- Category: Local News
- Written by Deogratias Mmana
People and animals in Nkhukwa Village situated 50 kilometres from Lilongwe City, Malawi’s capital, drink from the same river, a situation that frequently results in waterborne diseases such as cholera.
One of the village residents, Maria Chilowa, said this last week during the launch of a village borehole by Global Hope Mobilisation.
Said Chilowa in a statement: “In dry season, women have to wake up as early as 4am and walk about six kilometres to Namizu River in search of water.”
Nkhukwa Primary School head teacher James Nsangama said the water problem affected 1 654 pupils and forced most girls to absent themselves from school.

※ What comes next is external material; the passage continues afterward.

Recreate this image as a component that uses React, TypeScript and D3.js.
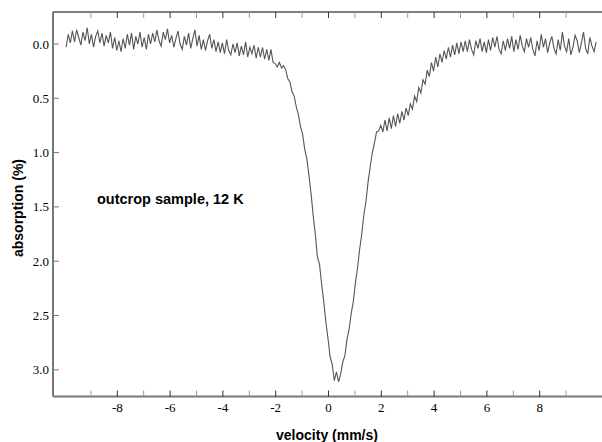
import React from "react";
import * as d3 from "d3";

// Mössbauer spectrum: channels evenly spaced in velocity
const velocityStart = -9.94; // mm/s, first channel
const velocityStep = 0.08; // mm/s per channel

const absorption: number[] = [
  0.03, -0.09, -0.01, -0.12, -0.02, -0.13, -0.06, 0.01, -0.11, -0.03,
  -0.15, 0.0, -0.09, 0.03, -0.07, -0.12, -0.01, -0.1, 0.02, -0.08,
  -0.01, -0.11, 0.04, -0.06, 0.06, -0.03, 0.07, -0.05, 0.04, -0.09,
  0.01, -0.1, 0.05, -0.07, 0.0, -0.11, 0.03, -0.06, 0.05, -0.09,
  0.0, -0.1, -0.02, -0.13, -0.03, 0.02, -0.11, -0.04, -0.14, -0.01,
  -0.08, 0.03, -0.05, -0.12, 0.0, 0.05, -0.07, 0.01, -0.1, 0.04,
  -0.05, -0.13, 0.02, -0.08, 0.05, -0.04, 0.06, -0.03, -0.09, 0.04,
  -0.04, 0.07, -0.02, 0.08, -0.01, 0.09, -0.04, 0.06, 0.1, 0.0,
  0.08, -0.01, 0.11, 0.02, 0.1, -0.02, 0.12, 0.03, 0.09, 0.01,
  0.13, 0.03, 0.12, 0.03, 0.14, 0.05, 0.15, 0.05, 0.17, 0.18,
  0.21, 0.17, 0.22, 0.2, 0.24, 0.32, 0.35, 0.44, 0.48, 0.58,
  0.65, 0.76, 0.83, 0.97, 1.06, 1.21, 1.38, 1.58, 1.75, 1.96,
  2.03, 2.21, 2.37, 2.56, 2.71, 2.88, 2.95, 3.1, 3.02, 3.11,
  3.04, 2.93, 2.87, 2.72, 2.63, 2.48, 2.37, 2.2, 2.06, 1.89,
  1.75, 1.57, 1.45, 1.27, 1.13, 1.0, 0.91, 0.81, 0.8, 0.75,
  0.81, 0.7, 0.8, 0.68, 0.78, 0.66, 0.76, 0.64, 0.73, 0.62,
  0.7, 0.59, 0.66, 0.55, 0.6, 0.48, 0.53, 0.4, 0.45, 0.33,
  0.37, 0.24, 0.3, 0.17, 0.25, 0.12, 0.21, 0.09, 0.17, 0.06,
  0.14, 0.03, 0.12, 0.01, 0.1, -0.01, 0.09, -0.02, 0.07, -0.03,
  0.07, -0.04, 0.05, 0.1, -0.03, 0.04, -0.05, 0.07, -0.02, 0.08,
  -0.04, 0.06, -0.06, 0.03, -0.07, 0.05, 0.09, -0.03, 0.06, -0.05,
  0.04, -0.07, 0.07, -0.04, 0.05, -0.08, 0.02, 0.07, -0.05, 0.03,
  -0.06, 0.05, 0.11, -0.03, 0.06, -0.09, 0.03, -0.05, 0.08, -0.01,
  -0.07, 0.04, 0.09, -0.04, 0.06, -0.11, 0.02, 0.07, -0.05, 0.1,
  0.03, -0.08, -0.03, 0.08, -0.01, -0.11, 0.04, 0.09, -0.06, 0.02,
  0.07, -0.02,
];

const xMajorTicks = [-8, -6, -4, -2, 0, 2, 4, 6, 8];
const xMinorTicks = [-9, -7, -5, -3, -1, 1, 3, 5, 7, 9];
const yTicks = [0, 0.5, 1, 1.5, 2, 2.5, 3];

const sampleLabel = "outcrop sample, 12 K";
const xTitle = "velocity (mm/s)";
const yTitle = "absorption (%)";

export default function App() {
  const W = 602;
  const H = 442;
  const left = 53;
  const right = 602;
  const top = 12;
  const bottom = 396.5;

  const x = d3.scaleLinear().domain([-10, 10]).range([64.5, 592.5]);
  const y = d3.scaleLinear().domain([0, 3]).range([44, 369.8]);

  const pts: [number, number][] = absorption.map((a, i) => [
    velocityStart + i * velocityStep,
    a,
  ]);
  const line = d3
    .line<[number, number]>()
    .x((d) => x(d[0]))
    .y((d) => y(d[1]));

  const serif = "'Liberation Serif', 'Times New Roman', serif";
  const sans = "'Liberation Sans', Arial, Helvetica, sans-serif";

  return (
    <svg
      width={W}
      height={H}
      style={{ position: "absolute", left: 0, top: 0, background: "#fff" }}
    >
      {/* data */}
      <path
        d={line(pts) || ""}
        fill="none"
        stroke="#555"
        strokeWidth={1.1}
        strokeLinejoin="miter"
      />

      {/* frame */}
      <line x1={left} x2={right} y1={top} y2={top} stroke="#000" strokeWidth={1.2} />
      <line x1={left} x2={left} y1={top} y2={bottom} stroke="#777" strokeWidth={2} />
      <line x1={left} x2={right} y1={bottom} y2={bottom} stroke="#777" strokeWidth={2} />

      {/* x ticks */}
      {xMajorTicks.map((t) => (
        <g key={"xM" + t}>
          <line x1={x(t)} x2={x(t)} y1={bottom} y2={bottom - 6} stroke="#333" strokeWidth={1} />
          <line x1={x(t)} x2={x(t)} y1={top} y2={top + 6} stroke="#333" strokeWidth={1} />
          <text
            x={x(t)}
            y={412}
            textAnchor="middle"
            fontFamily={serif}
            fontSize={13}
            fill="#000"
          >
            {t}
          </text>
        </g>
      ))}
      {xMinorTicks.map((t) => (
        <g key={"xm" + t}>
          <line x1={x(t)} x2={x(t)} y1={bottom} y2={bottom - 6} stroke="#999" strokeWidth={1} />
          <line x1={x(t)} x2={x(t)} y1={top} y2={top + 6} stroke="#999" strokeWidth={1} />
        </g>
      ))}

      {/* y ticks */}
      {yTicks.map((t) => (
        <g key={"y" + t}>
          <line x1={left} x2={left + 6} y1={y(t)} y2={y(t)} stroke="#777" strokeWidth={1} />
          <text
            x={49}
            y={y(t) + 4.5}
            textAnchor="end"
            fontFamily={serif}
            fontSize={13}
            fill="#000"
          >
            {d3.format(".1f")(t)}
          </text>
        </g>
      ))}

      {/* titles */}
      <text
        x={327}
        y={440}
        textAnchor="middle"
        fontFamily={sans}
        fontWeight="bold"
        fontSize={14}
        fill="#000"
      >
        {xTitle}
      </text>
      <text
        transform={`translate(23, 208) rotate(-90)`}
        textAnchor="middle"
        fontFamily={sans}
        fontWeight="bold"
        fontSize={14}
        fill="#000"
      >
        {yTitle}
      </text>
      <text
        x={97}
        y={204}
        fontFamily={sans}
        fontWeight="bold"
        fontSize={14.5}
        fill="#000"
      >
        {sampleLabel}
      </text>
    </svg>
  );
}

“The school has experienced water problems for so long. Pupils report late for classes and most projects on the school are not yet completed because there was no water at the school.
“Most girls also used to shun classes during their menstrual period due to lack of water,” he said.
Globe Hope Mobilisation executive director Caleb Thole said they drilled the borehole as one way of improving sanitation in the area.
“The project is targeting 1 654 pupils at Nkhukwa with enrolment of 911 females and 643 males. We have also targeted at least 1 000 households with an average of five people per family expected to benefit,” said Thole.
According to Thole, there are no pipes, canals, reservoirs or any other large-scale infrastructure for water supply in rural areas where 80 percent of the population lives.
He said Malawi is considered a water-stressed country with less than 1 700m3 of freshwater per capita.
“In addition, Malawi is experiencing remarkable population growth, especially in its urban and peri-urban areas. Consequently, as the country grows, water availability further declines. Future water demand projections predict that Malawi will fall to less than 1 000m3 of freshwater per capita by as early as 2015, making it a “water scarce” nation. Water scarcity will severely limit agricultural productivity, dropout in schools, especially adolescent girls and increased waterborne disease in the country,” he said in the statement.